*EXERCISE DETAILS*.
Transcribe the listing exactly, leaving out every picture.

*SUPPLIED INFORMATION*.

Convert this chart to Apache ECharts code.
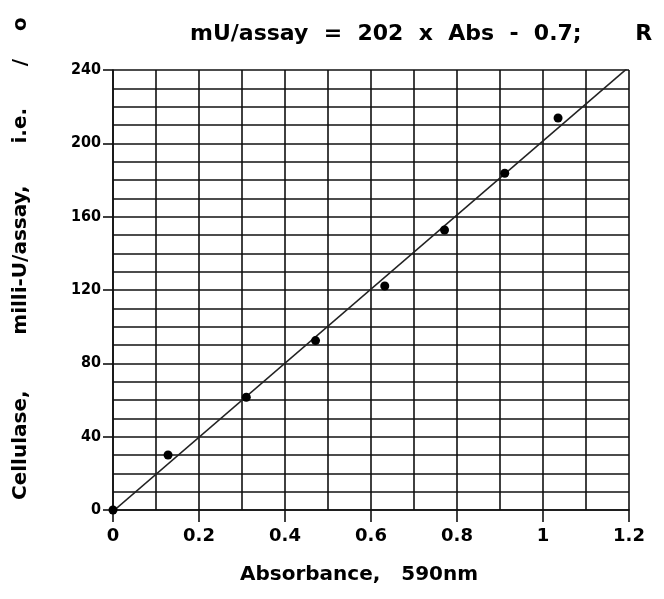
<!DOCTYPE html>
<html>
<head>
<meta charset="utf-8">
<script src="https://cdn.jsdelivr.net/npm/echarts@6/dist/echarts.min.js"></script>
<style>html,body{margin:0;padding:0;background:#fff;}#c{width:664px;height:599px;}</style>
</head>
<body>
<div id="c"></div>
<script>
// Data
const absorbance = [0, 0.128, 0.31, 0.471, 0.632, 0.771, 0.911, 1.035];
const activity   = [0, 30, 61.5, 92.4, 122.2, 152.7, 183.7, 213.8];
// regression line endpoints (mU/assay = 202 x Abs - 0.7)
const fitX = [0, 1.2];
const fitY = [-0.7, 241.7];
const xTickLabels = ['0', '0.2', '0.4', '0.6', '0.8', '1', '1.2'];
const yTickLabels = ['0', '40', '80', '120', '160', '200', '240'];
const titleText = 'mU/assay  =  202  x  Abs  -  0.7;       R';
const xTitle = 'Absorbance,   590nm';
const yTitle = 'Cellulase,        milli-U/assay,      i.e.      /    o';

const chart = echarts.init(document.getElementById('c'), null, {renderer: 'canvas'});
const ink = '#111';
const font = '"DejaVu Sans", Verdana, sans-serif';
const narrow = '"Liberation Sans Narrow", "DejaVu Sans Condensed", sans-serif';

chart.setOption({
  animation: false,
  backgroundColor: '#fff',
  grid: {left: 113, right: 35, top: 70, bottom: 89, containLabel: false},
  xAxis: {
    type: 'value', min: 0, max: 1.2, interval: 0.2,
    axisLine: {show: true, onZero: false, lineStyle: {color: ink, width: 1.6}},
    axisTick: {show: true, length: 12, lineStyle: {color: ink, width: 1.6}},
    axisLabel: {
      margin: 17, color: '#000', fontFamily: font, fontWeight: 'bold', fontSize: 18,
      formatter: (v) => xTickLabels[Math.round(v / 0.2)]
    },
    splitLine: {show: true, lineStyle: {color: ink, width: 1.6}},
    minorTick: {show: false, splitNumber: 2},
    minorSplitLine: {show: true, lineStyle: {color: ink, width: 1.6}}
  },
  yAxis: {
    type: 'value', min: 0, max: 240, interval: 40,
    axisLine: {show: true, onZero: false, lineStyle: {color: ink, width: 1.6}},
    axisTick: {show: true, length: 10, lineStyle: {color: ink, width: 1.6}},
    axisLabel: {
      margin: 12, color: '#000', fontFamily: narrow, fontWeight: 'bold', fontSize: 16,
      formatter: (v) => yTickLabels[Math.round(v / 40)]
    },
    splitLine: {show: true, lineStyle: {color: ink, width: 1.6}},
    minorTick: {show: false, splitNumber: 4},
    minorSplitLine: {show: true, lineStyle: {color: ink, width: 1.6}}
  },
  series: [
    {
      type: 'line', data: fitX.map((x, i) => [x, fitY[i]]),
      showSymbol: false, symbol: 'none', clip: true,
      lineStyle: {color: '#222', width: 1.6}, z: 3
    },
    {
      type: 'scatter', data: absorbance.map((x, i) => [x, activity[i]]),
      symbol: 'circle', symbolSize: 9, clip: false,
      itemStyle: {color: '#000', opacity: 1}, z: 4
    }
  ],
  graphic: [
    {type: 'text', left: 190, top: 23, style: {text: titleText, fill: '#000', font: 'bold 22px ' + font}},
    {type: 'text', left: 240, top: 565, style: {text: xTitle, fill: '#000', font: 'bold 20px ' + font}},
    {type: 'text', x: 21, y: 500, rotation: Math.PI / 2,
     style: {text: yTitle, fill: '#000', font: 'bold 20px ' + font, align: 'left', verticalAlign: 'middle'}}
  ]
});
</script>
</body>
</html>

*RESULT OF THE TASK*.
Convert this chart to Apache ECharts code.
<!DOCTYPE html>
<html>
<head>
<meta charset="utf-8">
<script src="https://cdn.jsdelivr.net/npm/echarts@6/dist/echarts.min.js"></script>
<style>html,body{margin:0;padding:0;background:#fff;}#c{width:664px;height:599px;}</style>
</head>
<body>
<div id="c"></div>
<script>
// Data
const absorbance = [0, 0.128, 0.31, 0.471, 0.632, 0.771, 0.911, 1.035];
const activity   = [0, 30, 61.5, 92.4, 122.2, 152.7, 183.7, 213.8];
// regression line endpoints (mU/assay = 202 x Abs - 0.7)
const fitX = [0, 1.2];
const fitY = [-0.7, 241.7];
const xTickLabels = ['0', '0.2', '0.4', '0.6', '0.8', '1', '1.2'];
const yTickLabels = ['0', '40', '80', '120', '160', '200', '240'];
const titleText = 'mU/assay  =  202  x  Abs  -  0.7;       R';
const xTitle = 'Absorbance,   590nm';
const yTitle = 'Cellulase,        milli-U/assay,      i.e.      /    o';

const chart = echarts.init(document.getElementById('c'), null, {renderer: 'canvas'});
const ink = '#111';
const font = '"DejaVu Sans", Verdana, sans-serif';
const narrow = '"Liberation Sans Narrow", "DejaVu Sans Condensed", sans-serif';

chart.setOption({
  animation: false,
  backgroundColor: '#fff',
  grid: {left: 113, right: 35, top: 70, bottom: 89, containLabel: false},
  xAxis: {
    type: 'value', min: 0, max: 1.2, interval: 0.2,
    axisLine: {show: true, onZero: false, lineStyle: {color: ink, width: 1.6}},
    axisTick: {show: true, length: 12, lineStyle: {color: ink, width: 1.6}},
    axisLabel: {
      margin: 17, color: '#000', fontFamily: font, fontWeight: 'bold', fontSize: 18,
      formatter: (v) => xTickLabels[Math.round(v / 0.2)]
    },
    splitLine: {show: true, lineStyle: {color: ink, width: 1.6}},
    minorTick: {show: false, splitNumber: 2},
    minorSplitLine: {show: true, lineStyle: {color: ink, width: 1.6}}
  },
  yAxis: {
    type: 'value', min: 0, max: 240, interval: 40,
    axisLine: {show: true, onZero: false, lineStyle: {color: ink, width: 1.6}},
    axisTick: {show: true, length: 10, lineStyle: {color: ink, width: 1.6}},
    axisLabel: {
      margin: 12, color: '#000', fontFamily: narrow, fontWeight: 'bold', fontSize: 16,
      formatter: (v) => yTickLabels[Math.round(v / 40)]
    },
    splitLine: {show: true, lineStyle: {color: ink, width: 1.6}},
    minorTick: {show: false, splitNumber: 4},
    minorSplitLine: {show: true, lineStyle: {color: ink, width: 1.6}}
  },
  series: [
    {
      type: 'line', data: fitX.map((x, i) => [x, fitY[i]]),
      showSymbol: false, symbol: 'none', clip: true,
      lineStyle: {color: '#222', width: 1.6}, z: 3
    },
    {
      type: 'scatter', data: absorbance.map((x, i) => [x, activity[i]]),
      symbol: 'circle', symbolSize: 9, clip: false,
      itemStyle: {color: '#000', opacity: 1}, z: 4
    }
  ],
  graphic: [
    {type: 'text', left: 190, top: 23, style: {text: titleText, fill: '#000', font: 'bold 22px ' + font}},
    {type: 'text', left: 240, top: 565, style: {text: xTitle, fill: '#000', font: 'bold 20px ' + font}},
    {type: 'text', x: 21, y: 500, rotation: Math.PI / 2,
     style: {text: yTitle, fill: '#000', font: 'bold 20px ' + font, align: 'left', verticalAlign: 'middle'}}
  ]
});
</script>
</body>
</html>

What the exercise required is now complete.